For the foregoing reasons, I am satisfied that the SO’s driving did not transgress the limits of care prescribed by the criminal law. Accordingly, there is no basis for proceeding with criminal charges in this case and the file is closed.
Date: April 8, 2022
Electronically approved by
Special Investigations Unit
- 1) The following records contain sensitive personal information and are not being released pursuant to section 34(2) of the Special Investigations Unit Act, 2019. The material portions of the records are summarized below. [Back to text]
- 2) The ICCS listed the name of a different officer in the police vehicle but only WO #3 was seen getting out of the police vehicle. [Back to text]

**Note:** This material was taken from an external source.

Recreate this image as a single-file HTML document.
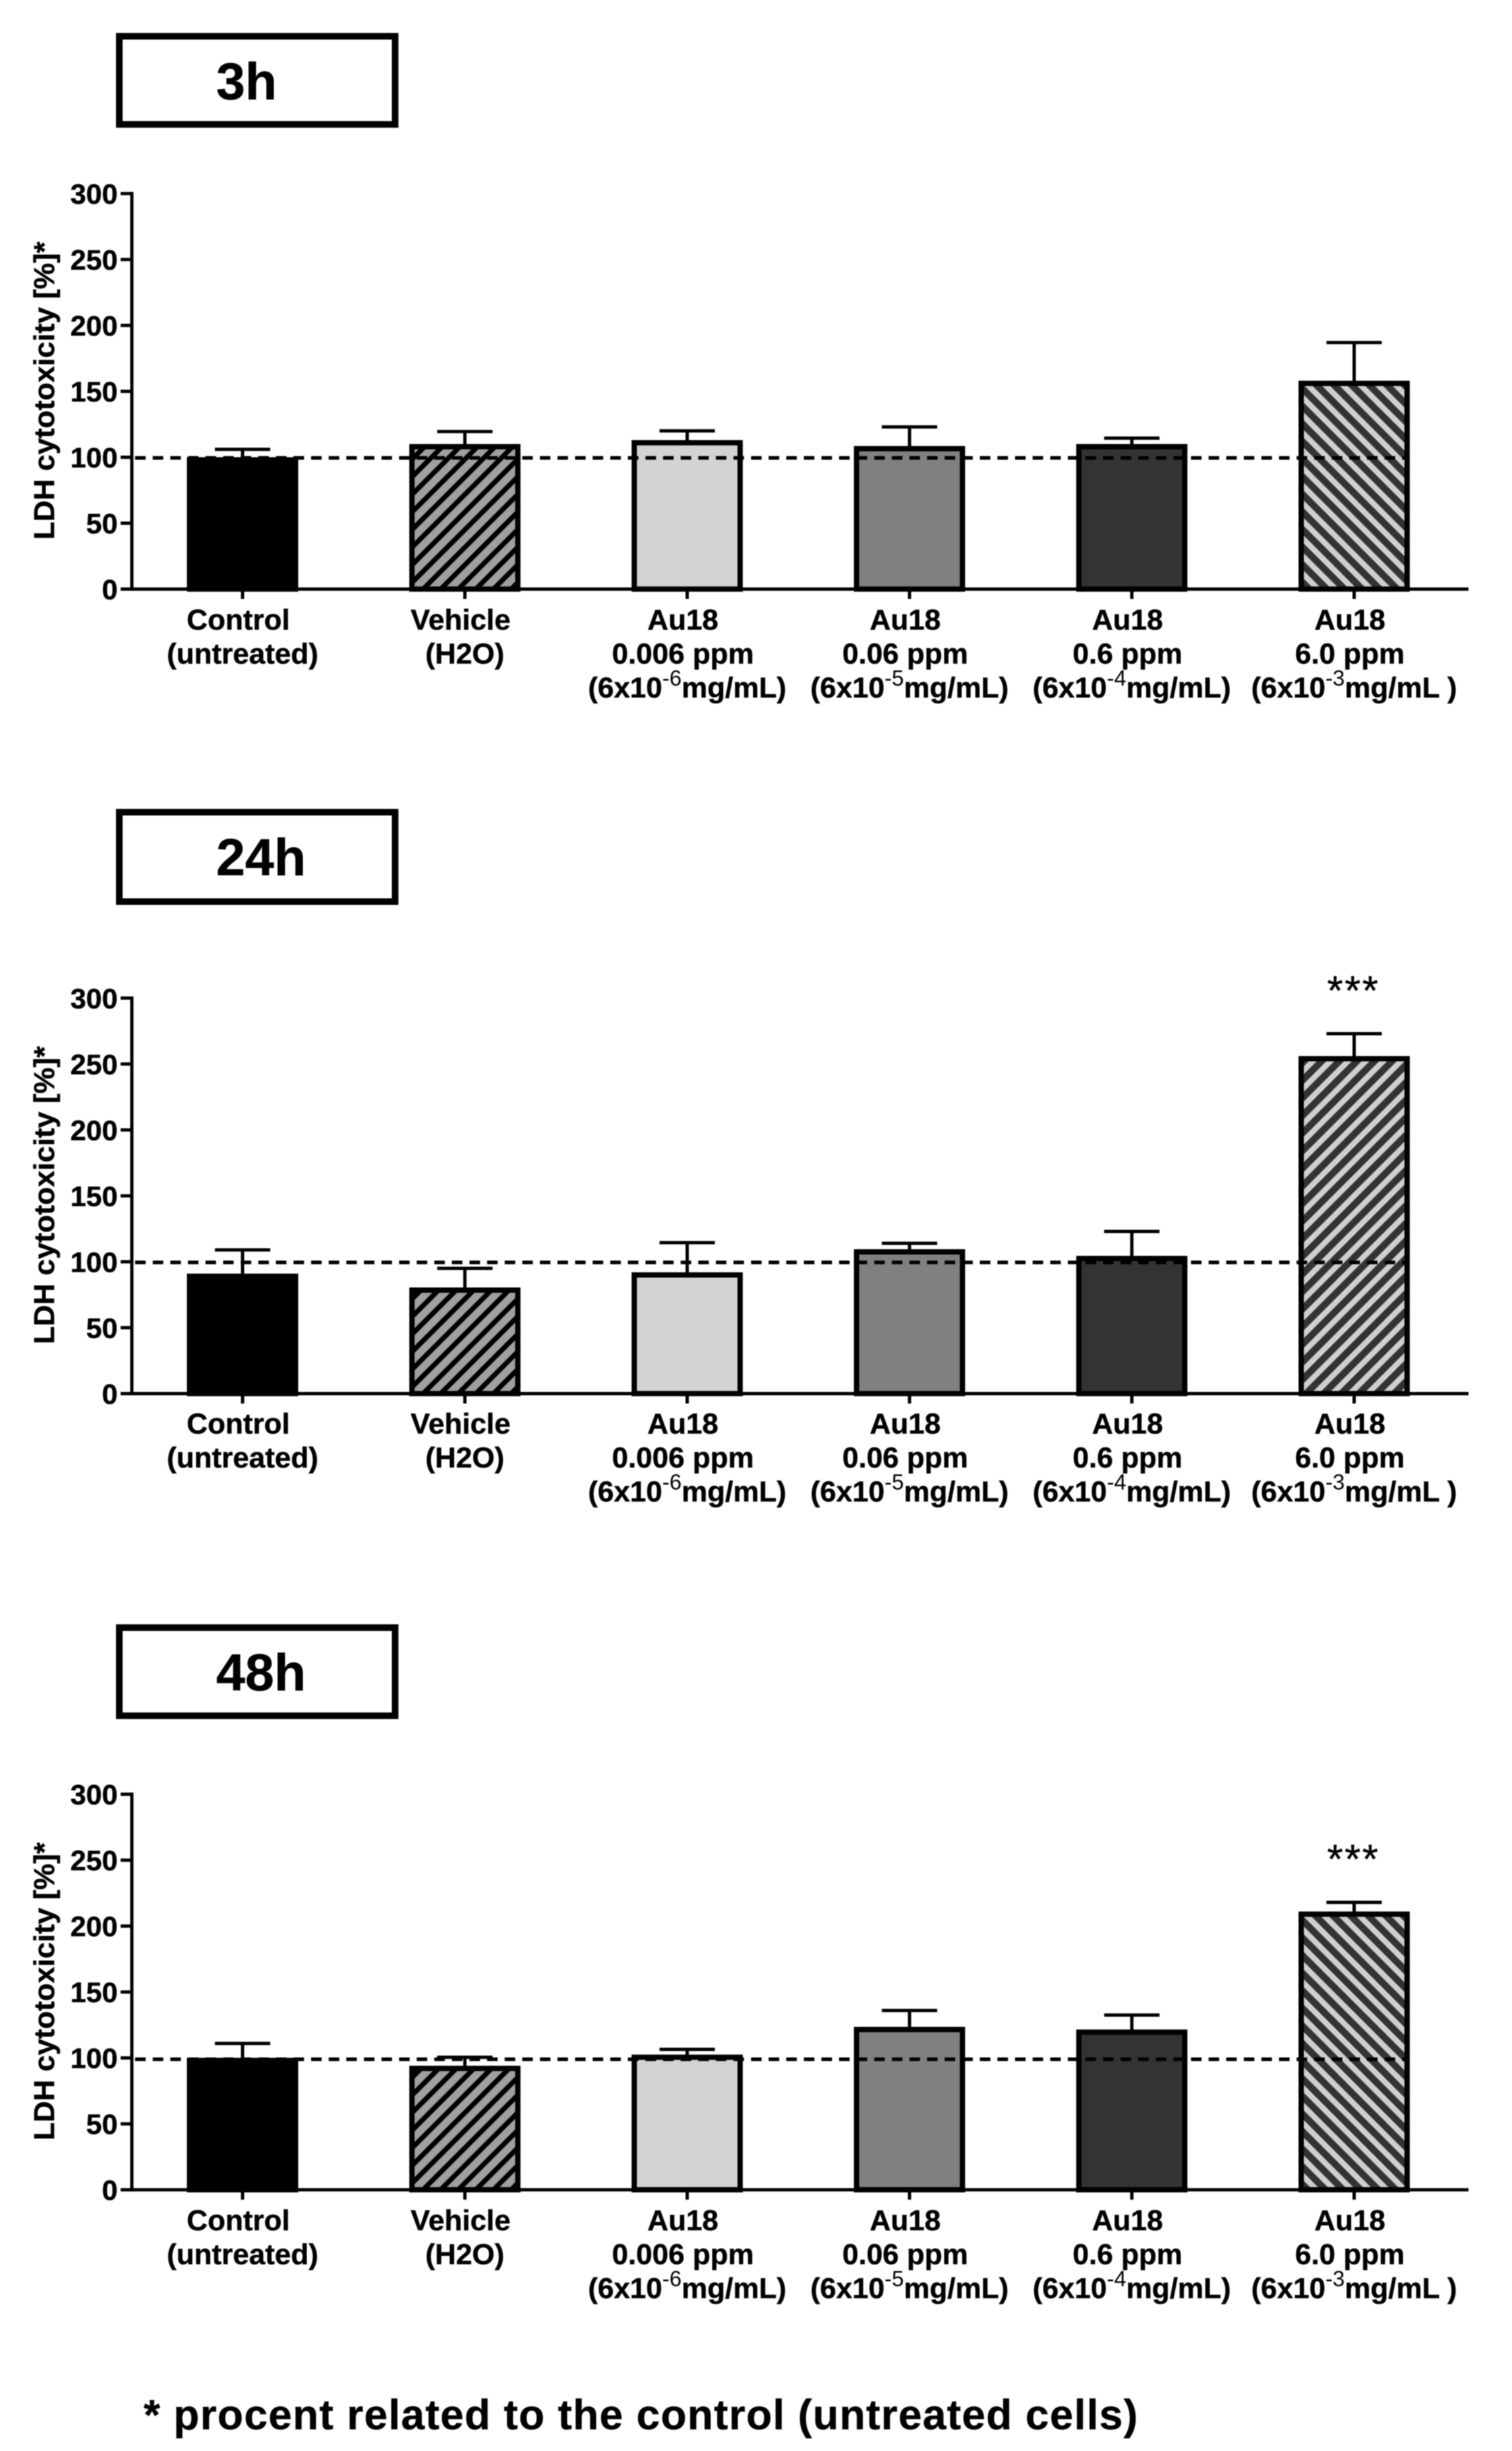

- 3) The findings of the SIU reconstructionist suggest the SO would have been able to safely react and come to a stop before the point of impact at a speed of about 70 km/h or less. [Back to text]
The signed English original report is authoritative, and any discrepancy between that report and the French and English online versions should be resolved in favour of the original English report.